Each of these technologies by themselves is deep, complex and takes some significant effort and experience to master. Moreover, they are all quite new so finding anyone with more than just a few years of experience in any of these can be tough, specifically outside of the Bay Area or other tech centers.

Katharina Probst, director of engineering at Netflix, give a great example of where this can lead. Their architecture is now so huge and complex, they had to build their own streaming framework (Mantis) and Mesos scheduler (Fenzo) to allow their teams to make sense of what is running where and how it is doing.

Netflix is probably one of a handful of companies that is perfectly positioned to undertake this challenge. For them this makes sense and they gracefully share the results with the larger community. But 99% of other companies would struggle to even find people to design such a thing, let alone build and maintain it.

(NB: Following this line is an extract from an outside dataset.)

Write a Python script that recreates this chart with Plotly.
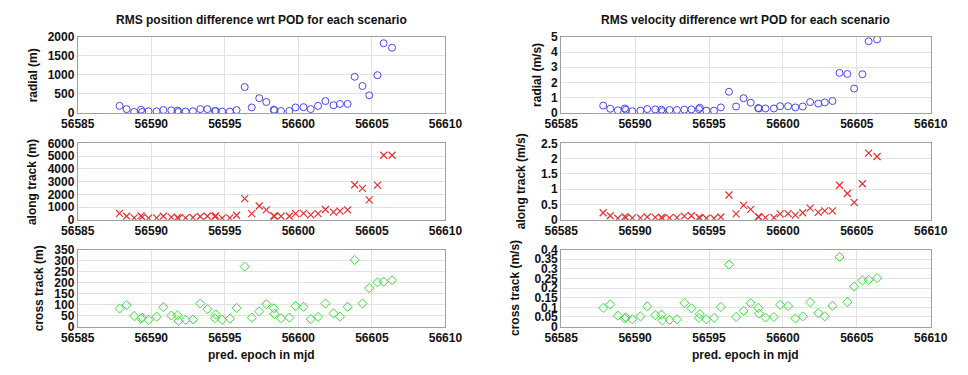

Back to the SMACK stack panel discussion. One of the questions was what “SMACK stack 2.0” should look like. Two answers stuck out and can be paraphrased as:

  1. Alignment of all component lifecycles in the stack, as upgrading can be a pain and causes friction.
  2. SMACK Enterprise”: out of the box maintainability, monitoring, encryption at rest, authorization, authentication etc.

Wrap up

The adoption story is for everything Mesos seems a total success. However, it seems that currently everyone is figuring out a lot things by themselves:

  • security
  • storage
  • monitoring
  • lifecyle management
  • etc.

So, basically every operational IT concern that has been around forever since ITIL codified this in the late ‘80-ties. This is a clear option for vendors to step in — and we/they are doing exactly that 😎— but also a call to the framework creators to double down on these issues an provide best practices and standards. Now people are experiencing what it means to run and develop this and they need more, better integrated and stable tools.